PROVIDED MATERIAL:
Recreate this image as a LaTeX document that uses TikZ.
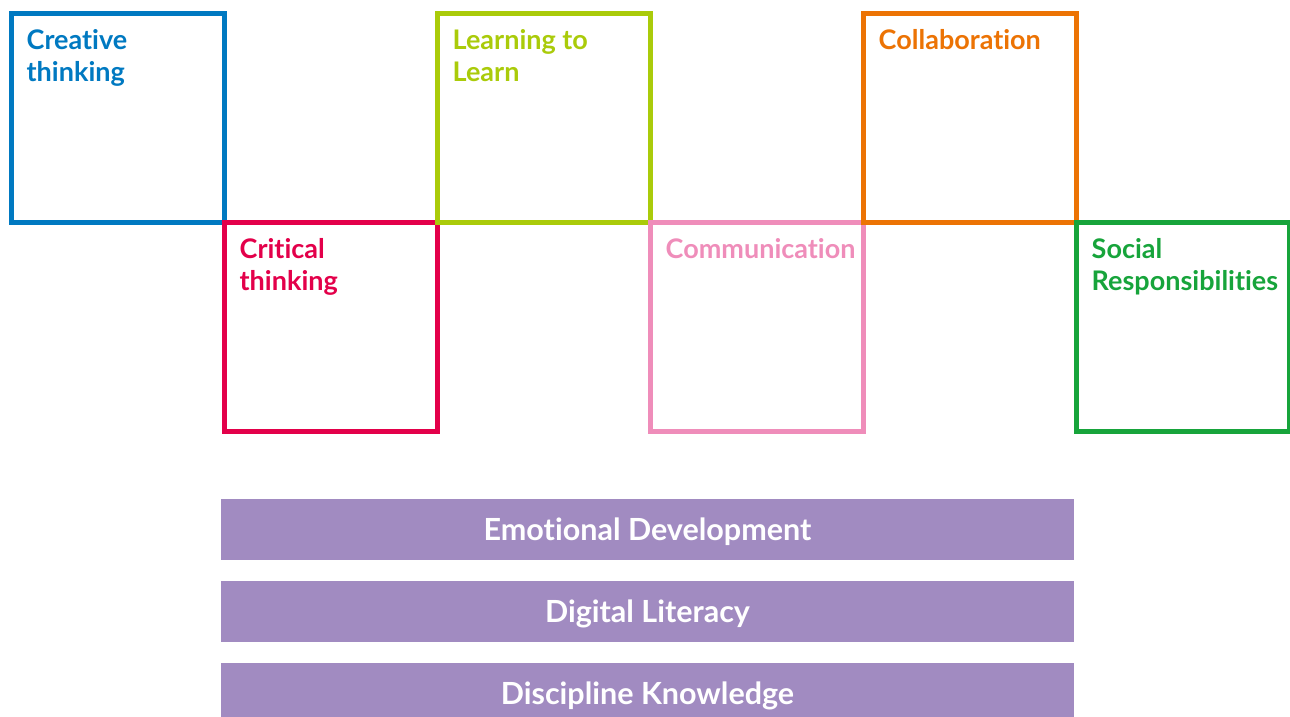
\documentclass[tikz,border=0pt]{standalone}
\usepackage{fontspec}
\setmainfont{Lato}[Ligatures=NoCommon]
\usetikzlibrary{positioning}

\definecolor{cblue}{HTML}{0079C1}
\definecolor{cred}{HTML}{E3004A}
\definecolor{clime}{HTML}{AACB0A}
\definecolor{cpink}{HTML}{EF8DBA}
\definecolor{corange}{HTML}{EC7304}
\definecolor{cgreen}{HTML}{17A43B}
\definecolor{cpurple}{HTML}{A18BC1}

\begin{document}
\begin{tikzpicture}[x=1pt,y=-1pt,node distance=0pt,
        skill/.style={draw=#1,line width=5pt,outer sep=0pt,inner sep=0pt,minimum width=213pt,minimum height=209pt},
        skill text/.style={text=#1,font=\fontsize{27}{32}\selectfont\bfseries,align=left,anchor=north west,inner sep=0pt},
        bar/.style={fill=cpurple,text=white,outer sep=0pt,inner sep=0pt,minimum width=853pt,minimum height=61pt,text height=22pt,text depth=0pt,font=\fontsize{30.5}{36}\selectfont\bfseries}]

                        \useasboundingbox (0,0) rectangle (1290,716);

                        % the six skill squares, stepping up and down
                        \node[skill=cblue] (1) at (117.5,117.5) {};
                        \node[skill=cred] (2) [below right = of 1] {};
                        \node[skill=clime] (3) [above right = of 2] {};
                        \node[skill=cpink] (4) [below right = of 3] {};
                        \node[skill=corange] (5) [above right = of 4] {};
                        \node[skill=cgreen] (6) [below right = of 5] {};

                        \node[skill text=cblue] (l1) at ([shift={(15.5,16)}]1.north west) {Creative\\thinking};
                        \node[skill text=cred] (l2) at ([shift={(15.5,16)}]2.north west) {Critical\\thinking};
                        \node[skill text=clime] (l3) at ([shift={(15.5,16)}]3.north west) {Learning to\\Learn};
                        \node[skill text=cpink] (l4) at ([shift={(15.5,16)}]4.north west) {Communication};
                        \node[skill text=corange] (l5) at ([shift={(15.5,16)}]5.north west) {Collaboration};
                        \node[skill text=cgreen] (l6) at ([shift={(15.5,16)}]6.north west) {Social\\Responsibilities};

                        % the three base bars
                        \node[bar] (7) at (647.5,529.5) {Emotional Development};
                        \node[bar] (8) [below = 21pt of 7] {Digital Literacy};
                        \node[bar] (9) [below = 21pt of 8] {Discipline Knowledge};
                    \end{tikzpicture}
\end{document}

GOAL: Print out the whole of the material word for word, without pictures.

REPLY TO THE EXERCISE:
Recreate this image as a LaTeX document that uses TikZ.
\documentclass[tikz,border=0pt]{standalone}
\usepackage{fontspec}
\setmainfont{Lato}[Ligatures=NoCommon]
\usetikzlibrary{positioning}

\definecolor{cblue}{HTML}{0079C1}
\definecolor{cred}{HTML}{E3004A}
\definecolor{clime}{HTML}{AACB0A}
\definecolor{cpink}{HTML}{EF8DBA}
\definecolor{corange}{HTML}{EC7304}
\definecolor{cgreen}{HTML}{17A43B}
\definecolor{cpurple}{HTML}{A18BC1}

\begin{document}
\begin{tikzpicture}[x=1pt,y=-1pt,node distance=0pt,
        skill/.style={draw=#1,line width=5pt,outer sep=0pt,inner sep=0pt,minimum width=213pt,minimum height=209pt},
        skill text/.style={text=#1,font=\fontsize{27}{32}\selectfont\bfseries,align=left,anchor=north west,inner sep=0pt},
        bar/.style={fill=cpurple,text=white,outer sep=0pt,inner sep=0pt,minimum width=853pt,minimum height=61pt,text height=22pt,text depth=0pt,font=\fontsize{30.5}{36}\selectfont\bfseries}]

                        \useasboundingbox (0,0) rectangle (1290,716);

                        % the six skill squares, stepping up and down
                        \node[skill=cblue] (1) at (117.5,117.5) {};
                        \node[skill=cred] (2) [below right = of 1] {};
                        \node[skill=clime] (3) [above right = of 2] {};
                        \node[skill=cpink] (4) [below right = of 3] {};
                        \node[skill=corange] (5) [above right = of 4] {};
                        \node[skill=cgreen] (6) [below right = of 5] {};

                        \node[skill text=cblue] (l1) at ([shift={(15.5,16)}]1.north west) {Creative\\thinking};
                        \node[skill text=cred] (l2) at ([shift={(15.5,16)}]2.north west) {Critical\\thinking};
                        \node[skill text=clime] (l3) at ([shift={(15.5,16)}]3.north west) {Learning to\\Learn};
                        \node[skill text=cpink] (l4) at ([shift={(15.5,16)}]4.north west) {Communication};
                        \node[skill text=corange] (l5) at ([shift={(15.5,16)}]5.north west) {Collaboration};
                        \node[skill text=cgreen] (l6) at ([shift={(15.5,16)}]6.north west) {Social\\Responsibilities};

                        % the three base bars
                        \node[bar] (7) at (647.5,529.5) {Emotional Development};
                        \node[bar] (8) [below = 21pt of 7] {Digital Literacy};
                        \node[bar] (9) [below = 21pt of 8] {Discipline Knowledge};
                    \end{tikzpicture}
\end{document}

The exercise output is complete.